====== Given data ======

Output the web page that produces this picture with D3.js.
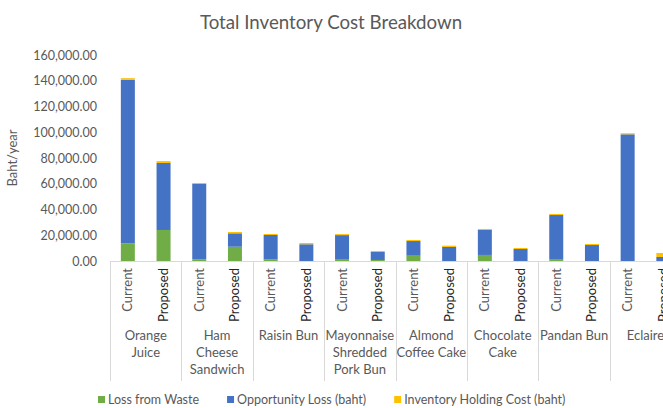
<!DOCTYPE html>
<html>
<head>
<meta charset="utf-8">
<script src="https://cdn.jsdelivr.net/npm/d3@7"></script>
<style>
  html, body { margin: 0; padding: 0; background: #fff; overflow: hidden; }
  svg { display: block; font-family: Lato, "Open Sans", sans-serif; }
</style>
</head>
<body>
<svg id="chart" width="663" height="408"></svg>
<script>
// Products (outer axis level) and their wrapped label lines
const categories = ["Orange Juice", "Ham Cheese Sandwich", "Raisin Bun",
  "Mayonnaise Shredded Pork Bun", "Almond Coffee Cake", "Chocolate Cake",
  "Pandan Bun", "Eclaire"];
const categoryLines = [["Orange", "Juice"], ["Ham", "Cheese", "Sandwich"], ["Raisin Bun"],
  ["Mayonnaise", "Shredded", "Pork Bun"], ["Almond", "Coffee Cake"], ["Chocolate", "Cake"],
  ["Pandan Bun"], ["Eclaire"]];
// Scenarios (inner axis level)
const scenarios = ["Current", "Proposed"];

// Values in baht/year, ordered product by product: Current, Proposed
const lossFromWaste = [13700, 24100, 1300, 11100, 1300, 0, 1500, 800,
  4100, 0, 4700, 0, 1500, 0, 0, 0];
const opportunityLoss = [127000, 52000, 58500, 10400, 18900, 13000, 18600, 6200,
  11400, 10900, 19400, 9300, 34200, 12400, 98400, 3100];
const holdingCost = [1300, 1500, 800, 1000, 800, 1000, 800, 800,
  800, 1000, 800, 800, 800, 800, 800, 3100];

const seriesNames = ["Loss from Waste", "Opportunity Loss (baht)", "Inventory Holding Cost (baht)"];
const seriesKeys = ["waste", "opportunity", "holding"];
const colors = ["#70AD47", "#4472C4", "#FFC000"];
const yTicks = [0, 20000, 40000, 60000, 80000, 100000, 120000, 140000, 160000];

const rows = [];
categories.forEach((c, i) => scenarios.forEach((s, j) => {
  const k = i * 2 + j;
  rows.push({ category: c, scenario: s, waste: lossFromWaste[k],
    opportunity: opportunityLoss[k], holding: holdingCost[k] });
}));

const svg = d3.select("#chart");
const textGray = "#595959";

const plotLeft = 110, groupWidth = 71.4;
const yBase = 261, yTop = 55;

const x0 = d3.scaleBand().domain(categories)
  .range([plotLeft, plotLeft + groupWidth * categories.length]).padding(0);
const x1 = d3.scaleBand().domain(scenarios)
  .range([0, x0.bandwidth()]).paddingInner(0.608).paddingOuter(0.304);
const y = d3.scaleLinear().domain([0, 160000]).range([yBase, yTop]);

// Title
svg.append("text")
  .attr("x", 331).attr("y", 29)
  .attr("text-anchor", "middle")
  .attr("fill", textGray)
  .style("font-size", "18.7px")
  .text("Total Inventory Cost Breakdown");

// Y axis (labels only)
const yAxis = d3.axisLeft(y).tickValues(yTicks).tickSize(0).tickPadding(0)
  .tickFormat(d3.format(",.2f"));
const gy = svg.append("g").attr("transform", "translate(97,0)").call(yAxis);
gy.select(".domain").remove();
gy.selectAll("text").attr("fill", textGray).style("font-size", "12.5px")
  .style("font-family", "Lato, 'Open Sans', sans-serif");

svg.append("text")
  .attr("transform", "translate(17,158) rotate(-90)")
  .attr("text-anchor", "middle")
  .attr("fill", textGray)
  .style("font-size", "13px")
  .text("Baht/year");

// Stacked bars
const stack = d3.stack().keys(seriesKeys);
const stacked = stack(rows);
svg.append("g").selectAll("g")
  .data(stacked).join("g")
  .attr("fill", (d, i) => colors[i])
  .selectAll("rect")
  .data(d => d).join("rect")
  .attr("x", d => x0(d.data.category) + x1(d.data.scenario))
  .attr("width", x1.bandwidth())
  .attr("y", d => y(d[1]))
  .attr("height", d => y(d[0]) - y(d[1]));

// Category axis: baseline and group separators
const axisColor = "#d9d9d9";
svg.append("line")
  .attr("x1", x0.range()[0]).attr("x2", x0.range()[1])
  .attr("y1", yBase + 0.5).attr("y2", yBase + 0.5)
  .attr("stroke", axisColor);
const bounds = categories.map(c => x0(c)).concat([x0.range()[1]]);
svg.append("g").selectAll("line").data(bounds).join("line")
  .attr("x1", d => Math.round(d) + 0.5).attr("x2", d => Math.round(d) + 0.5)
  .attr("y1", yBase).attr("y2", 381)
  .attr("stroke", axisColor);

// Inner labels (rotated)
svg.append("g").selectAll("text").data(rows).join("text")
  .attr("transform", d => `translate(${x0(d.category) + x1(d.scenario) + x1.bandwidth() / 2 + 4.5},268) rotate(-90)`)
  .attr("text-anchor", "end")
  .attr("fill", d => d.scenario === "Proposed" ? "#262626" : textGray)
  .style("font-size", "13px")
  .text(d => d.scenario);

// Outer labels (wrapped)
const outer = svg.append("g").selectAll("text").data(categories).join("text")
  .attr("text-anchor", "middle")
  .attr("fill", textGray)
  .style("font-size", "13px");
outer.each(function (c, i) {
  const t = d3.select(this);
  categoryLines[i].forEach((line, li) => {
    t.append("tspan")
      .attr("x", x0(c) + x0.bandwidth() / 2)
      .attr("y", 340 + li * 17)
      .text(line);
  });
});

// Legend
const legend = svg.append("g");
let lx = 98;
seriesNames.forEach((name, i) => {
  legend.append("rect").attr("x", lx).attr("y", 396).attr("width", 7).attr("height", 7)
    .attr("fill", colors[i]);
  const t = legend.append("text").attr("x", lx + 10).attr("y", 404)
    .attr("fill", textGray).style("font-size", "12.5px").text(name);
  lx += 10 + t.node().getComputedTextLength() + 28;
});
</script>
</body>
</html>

======

Exercise goal: Leave out the pictures and repeat the lines from the start of the material through the line with "const yBase = 261, yTop = 55;", inclusive.

Worked solution:
Output the web page that produces this picture with D3.js.
<!DOCTYPE html>
<html>
<head>
<meta charset="utf-8">
<script src="https://cdn.jsdelivr.net/npm/d3@7"></script>
<style>
  html, body { margin: 0; padding: 0; background: #fff; overflow: hidden; }
  svg { display: block; font-family: Lato, "Open Sans", sans-serif; }
</style>
</head>
<body>
<svg id="chart" width="663" height="408"></svg>
<script>
// Products (outer axis level) and their wrapped label lines
const categories = ["Orange Juice", "Ham Cheese Sandwich", "Raisin Bun",
  "Mayonnaise Shredded Pork Bun", "Almond Coffee Cake", "Chocolate Cake",
  "Pandan Bun", "Eclaire"];
const categoryLines = [["Orange", "Juice"], ["Ham", "Cheese", "Sandwich"], ["Raisin Bun"],
  ["Mayonnaise", "Shredded", "Pork Bun"], ["Almond", "Coffee Cake"], ["Chocolate", "Cake"],
  ["Pandan Bun"], ["Eclaire"]];
// Scenarios (inner axis level)
const scenarios = ["Current", "Proposed"];

// Values in baht/year, ordered product by product: Current, Proposed
const lossFromWaste = [13700, 24100, 1300, 11100, 1300, 0, 1500, 800,
  4100, 0, 4700, 0, 1500, 0, 0, 0];
const opportunityLoss = [127000, 52000, 58500, 10400, 18900, 13000, 18600, 6200,
  11400, 10900, 19400, 9300, 34200, 12400, 98400, 3100];
const holdingCost = [1300, 1500, 800, 1000, 800, 1000, 800, 800,
  800, 1000, 800, 800, 800, 800, 800, 3100];

const seriesNames = ["Loss from Waste", "Opportunity Loss (baht)", "Inventory Holding Cost (baht)"];
const seriesKeys = ["waste", "opportunity", "holding"];
const colors = ["#70AD47", "#4472C4", "#FFC000"];
const yTicks = [0, 20000, 40000, 60000, 80000, 100000, 120000, 140000, 160000];

const rows = [];
categories.forEach((c, i) => scenarios.forEach((s, j) => {
  const k = i * 2 + j;
  rows.push({ category: c, scenario: s, waste: lossFromWaste[k],
    opportunity: opportunityLoss[k], holding: holdingCost[k] });
}));

const svg = d3.select("#chart");
const textGray = "#595959";

const plotLeft = 110, groupWidth = 71.4;
const yBase = 261, yTop = 55;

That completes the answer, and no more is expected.